= Musée national des Arts et Traditions Populaires (France) =

Museum in Paris, France, 1937–2005

The Musée national des Arts et Traditions Populaires was a museum of the popular arts and traditions of France. It was located in a building at 6, avenue du Mahatma Gandhi, Paris, France, which was closed to the public in 2005. Its collections were transferred to the Musée des Civilisations de l'Europe et de la Méditerranée in Marseille.

The museum was created in 1937 by Georges-Henri Rivière as the French section of the Trocadéro's Musée de l'Homme, in the basement of which it was open in 1951. In 1969 it moved to its own building, designed by architect Jean Dubuisson and set beside the Jardin d'Acclimatation (Porte des Sablons) in the Bois de Boulogne. Over the years its initial focus on traditional agricultural France broadened to include contemporary urban culture and popular entertainment (notably circus) with collections of French crafts and peasant civilisation, home furniture, agricultural tools, industrial and artisanal items, photographs and printed materials, and costumes.

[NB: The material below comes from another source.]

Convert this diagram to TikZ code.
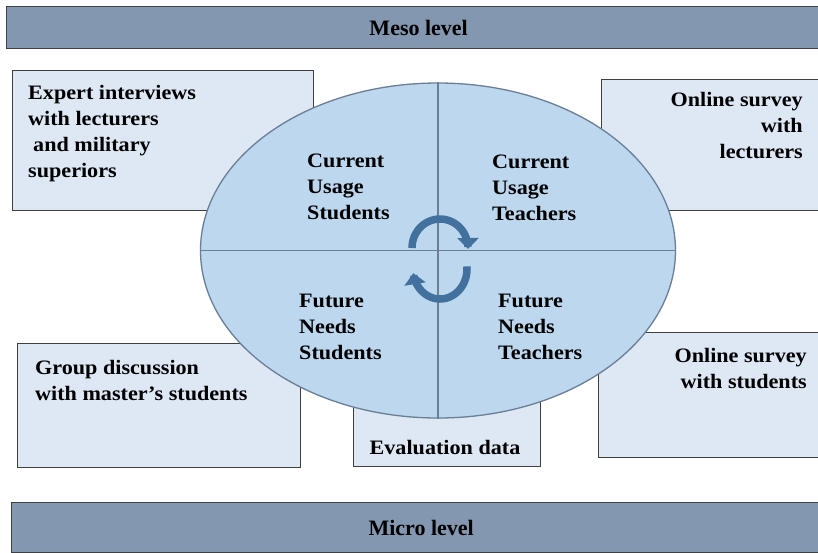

In 2017, the City of Paris decided to revamp and partially redesign its original building in the Bois de Boulogne (which had been left vacant), and relocate the collections of the Musée des Arts et Traditions Populaires in their original home. The work on the building will be privately financed by the Group LVMH, and led by the architect Frank Gehry, with the collaboration of Thomas Dubuisson, grandson of the original architect, Jean Dubuisson. The building was slated to reopen in 2020, but as of 2026 it remains under construction.